As is now well-known, we lack any theory that proves realistic bounds on the convergence time or sample requirements of such deep net training. But in the case of GANs, there are additional subtleties which future theory must also address: (a) We have implicitly described a 2-person game, where discriminator and generator have opposing objectives. Thus the end goal of training has to be to arrive at an *equilibrium*, whereby the trained generator is the best response to the trained discriminator and vice versa. At that point, the training stops, since it runs out of any obvious way to improve either. Empirically, such an equilibrium is often hard to attain, and oscillatory behavior may happen. Thus it is an open question whether an equilibrium exists. (Aside for game theory experts: The object being sought is a pure equilibrium, whereas game theory only proves the existence of a mixed equilibrium.) (b) Unlike standard deep learning, where success is validated using performance on a held-out data set, here there is no obvious way to check if the training goal has been achieved; namely that generator learnt to produce a distribution P_{synth}_{ }that is close to the distribution of real-life images. Recall that the goal of GANs is that the generator should learn to produce novel images, instead of just learning to reproduce the images used during the training.

The original paper of Goodfellow et al. in 2014 showed that given enough data, and large enough deep nets, all the above training goals are achieved. Unfortunately, “large enough” in this result means an upper bound that is exponential in the number of pixels in the images. Since the number of pixels is of the order of hundreds of thousands, the result only applies to some hypothetically large nets that will never fit in this universe.

**Generalization and Equilibrium: Our paper from spring 2017**

My joint work with Ge, Ma, Liang and Zhang (ICML 2017),^{2} which was written during our stay at the Simons Institute for the Spring 2017 program on Foundations of Machine Learning, shows that an approximate equilibrium exists in the above 2-person game for more realistic values of discriminator size, generator size, and number of training samples. (We require the generator to be slightly larger than the discriminator.) Here, “approximate equilibrium” means that each player’s move is epsilon-approximately optimal against the other player’s move. Furthermore, in this approximate equilibrium, the generator wins, meaning the discriminator has negligible probability of distinguishing real images from the synthetic images.

So, is the mission accomplished? There is only one catch: in this approximate equilibrium, the generator produces a distribution P_{synth} supported on a small number of images. In other words, this distribution is quite far from the distribution on real images, and yet the discriminator cannot meaningfully distinguish between the two distributions.
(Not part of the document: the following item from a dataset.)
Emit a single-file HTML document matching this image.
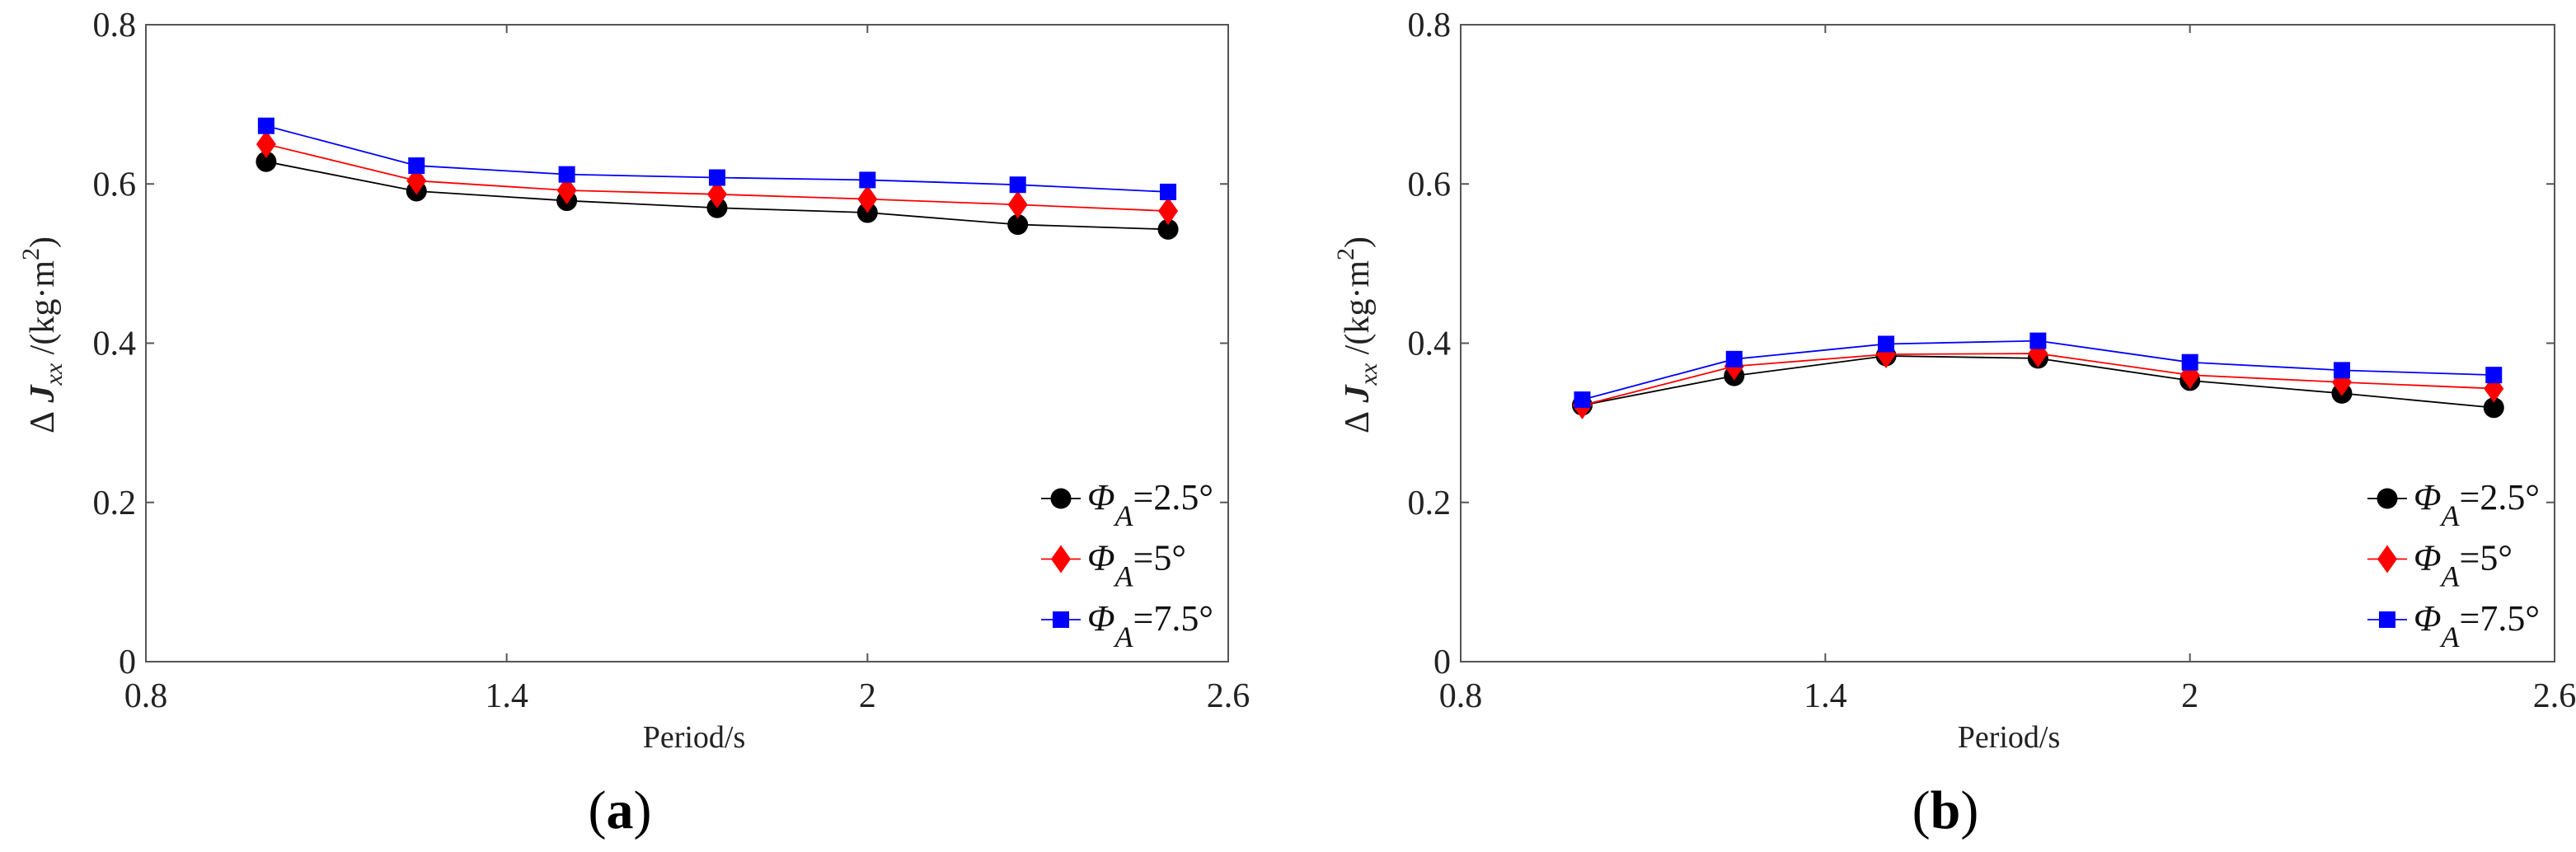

Thus our theoretical result shows that GANs with finite size discriminators and generators may not do distribution learning very well, even though training may appear to have succeeded!

**An empirical test: The Birthday Paradox**

Our paper above generated some discussions with colleagues, who suggested that our result should be perhaps viewed as saying “only” that GANs training has ill-behaved solutions, which should not be surprising since so does usual deep net training. However, the two settings are not completely analogous, since in normal deep net training, the bad solutions can be detected by checking performance on held-out data, whereas we can show that held-out data will not help detect the bad solution for GANs.

In subsequent joint work with Yi Zhang^{3}^{ }we put the issue of GANs quality to empirical test. We devised a test for the support size of the generator’s distribution. It uses the famous birthday paradox of elementary probability, which says that in a random sample of 23 humans it is quite likely that two will have the same birthday. (This is deemed paradoxical because the number of possible birthdays is 365.) More generally, the statement is that if a discrete distribution has support N, then a random sample of size about square root of N would be quite likely to contain a duplicate.

In the GAN setting, the distribution is continuous, not discrete. Thus our proposed birthday paradox test for GANs is as follows.

(a) Pick a sample of size *S* from the generated distribution. (b) Use an automated measure of image similarity to flag the 20 (say) most similar pairs in the sample. (c) Visually inspect the flagged pairs and check for images that a human would consider near-duplicates. (d) Repeat.

If this test reveals with good probability that samples of size *S* have duplicate images, then suspect that the distribution has support size about *S ^{2}*.

We applied this test to several popular GANs methodologies trained on standard test beds of images. We found that the learned distributions do exhibit low support, roughly consistent with the theory in the first paper.

This empirical test has caused a fair bit of discussion in the deep learning community, which had hitherto not realized the limitations of GANs training. The figure below depicts “Doppelganger” images found in small samples of images from a GAN trained on the “Celebrity Faces” dataset. DCGAN, MIX+ DCGAN, and ALI are three GAN training methods. Each line contains three images; the first two are duplicates found during the birthday paradox test, and the third image (enclosed in the dotted lines) is the closest face we found in the original dataset of images. We find that the Doppelganger image is a novel image, not contained in the original dataset.

**Conclusions**

It is unclear if GANs properly work at their intended task, which is to learn the underlying distribution. We have presented theory and experiments showing how training can fail in the goal of distribution learning even when the training may superficially appear to succeed. GANs do perform some nontrivial learning, but formalizing what they do is still an open problem.

1^{} “Generative Adversarial Networks,” by Goodfellow, Pouget-Abadie, Mirza, Xu, Warde-Farley, Ozair, Courville, Bengio. NIPS 2014.

2^{} “Generalization and Equilibrium in Generative Adversarial Nets (GANs),” by Arora, Ge, Liang, Ma, and Zhang. ICML 2017.

3^{} “Do GANs Actually Learn the Distribution? An Empirical Study,” by Arora and Zhang. Arxiv June 2017.